Edward Jabłoński – monter w warsztacie elektrowni


Dzięki bardzo dobremu zapleczu (elektrownia posiadała m.in. własną kuchnię, studnię, szpital, zapasy), powstańcy wytwarzali również broń i amunicję. Elektrowni Powiśle broniło 6 plutonów, bojowa grupa wypadowa i pluton techniczny, który narażając własne życie, pod ostrzałem walczącej warszawy, naprawiał awarie i doprowadzała prąd do szpitali i innych placówek. W samej elektrowni łącznie schroniło się kilkaset osób pochodzących gł. z rodzin pracowniczych.

Jednak ciężkie walki, powodowały, że z dnia na dzień, sytuacja była coraz cięższa. 17.08 Niemcy uszkodzili suwnicę, która służyła do transportu węgla. Co ciekawe, gdy pracownicy musieli węgiel transportować osobiście pchając wypełnione wagoniki, do tej pracy zaangażowano jeńców niemieckich, aby nie narażać Polaków. W kolejnych dniach, uszkodzone zostały kolejne linie zasilające w prąd poszczególne dzielnice.

Ostateczny szturm na Powiśle, w tym na elektrownię Niemcy przeprowadzili 4.09.1944. Już dzień wcześniej, silny ostrzał artyleryjski i bombardowanie tej części miasta, spowodował, że dzielnica musiała skapitulować. 04.09 – miasto zostało pozbawione prądu.



“Kubuś”


“Inżynier Jan” – czyli Walerian Bielecki został poproszony o zbudowanie lekkiego samochodu opancerzonego. W garażu elektrowni znaleziono ciężarówkę marki Chevrolet 157, którą Cupryna przeznaczył do przebudowy, przekazuje również sprzęt spawalniczy, stalowe blachy i kątowniki. Dodatkowo wysłał swoich pracowników, którzy mieli pomóc w przedsięwzięciu, tak aby w przeciągu 10 dni powstał “Kubuś”.
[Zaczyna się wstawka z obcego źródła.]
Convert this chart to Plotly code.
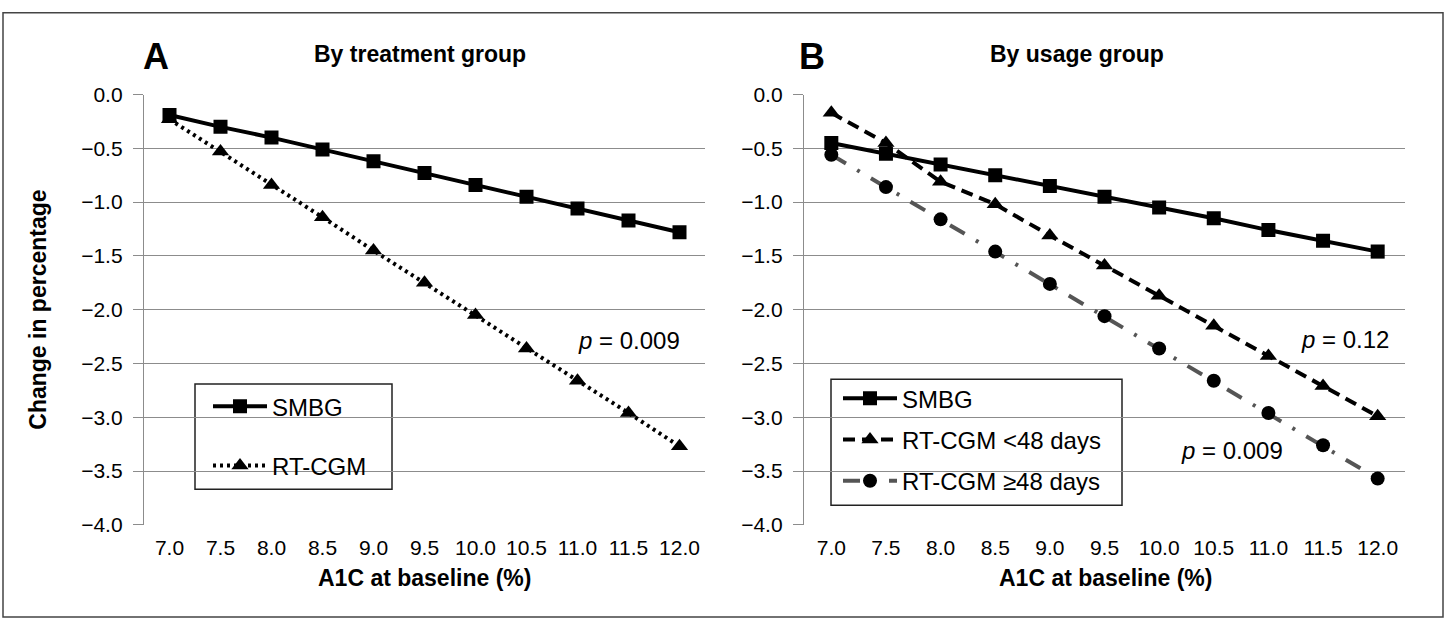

Szefem budowy samochodu został plut. Józef Fernik „Globus” – na początku sierpnia podczas ucieczki z płonącego Mariensztatu zginęła jego żona – lekarka ps. “Kubuś”.

23.08 i 02.09 – Kubuś był jednym z pojazdów, które ruszyły do walki na terenie Uniwersytetu Warszawskiego. Po upadku Powiśla wydano rozkaz zniszczenia samochodu, jednak nie został on wykonany, a jedynie wymontowano m.in. aparat zapłonowy. Do końca wojny stał na Okólniku, gdzie znajdowała się jego “baza wypadkowa” – stał w cieniu drzew. Dziś odrestaurowanego Kubusia można oglądać w Muzeum Wojska Polskiego, a kopię przy Muzeum Powstania Warszawskiego.

Kubuś


Elektrownia Powiśle


Po wojnie elektrownia wznowiła swoją działalność, w związku z budową PKiN, została rozbudowana, aby móc zasilić cały pałac. Wydzielono osobny człon ciepłowniczy, specjalnie dla tej “Rakiety Stalina”.

Oficjalnie zaprzestano produkcji prądu w 2001 roku, choć elektrownię zamknięto już w latach 90. XX wieku.

W 2015 roku Tristan Capital Partners i White Star Real Estate postanowiło zakupić elektrownię, aby poddać ją generalnemu remontowi i dostosować historyczny obiekt do nowych celów. Po rewitalizacji, która połączyła stare mury z nowoczesnym designem, do elektrowni Powiśle powróciło życie.

Dzięki wyjątkowej lokalizacji, strukturze architektonicznej i bogatej historii jest to miejsce, które doskonale wpisuje się w światowy trend przekształcania terenów poprzemysłowych w miejsca pełne życia. W 2020 roku otwarto to nowoczesne miejsce, które łączy funkcję handlową, rozrywkową oraz reprezentacyjną. Może tutaj dobrze zjeść, zrelaksować się, udać się na zakupy, czy po prostu iść do pracy, do jednej z wielu firm, które to miejsce wybrały na swoją lokalizację.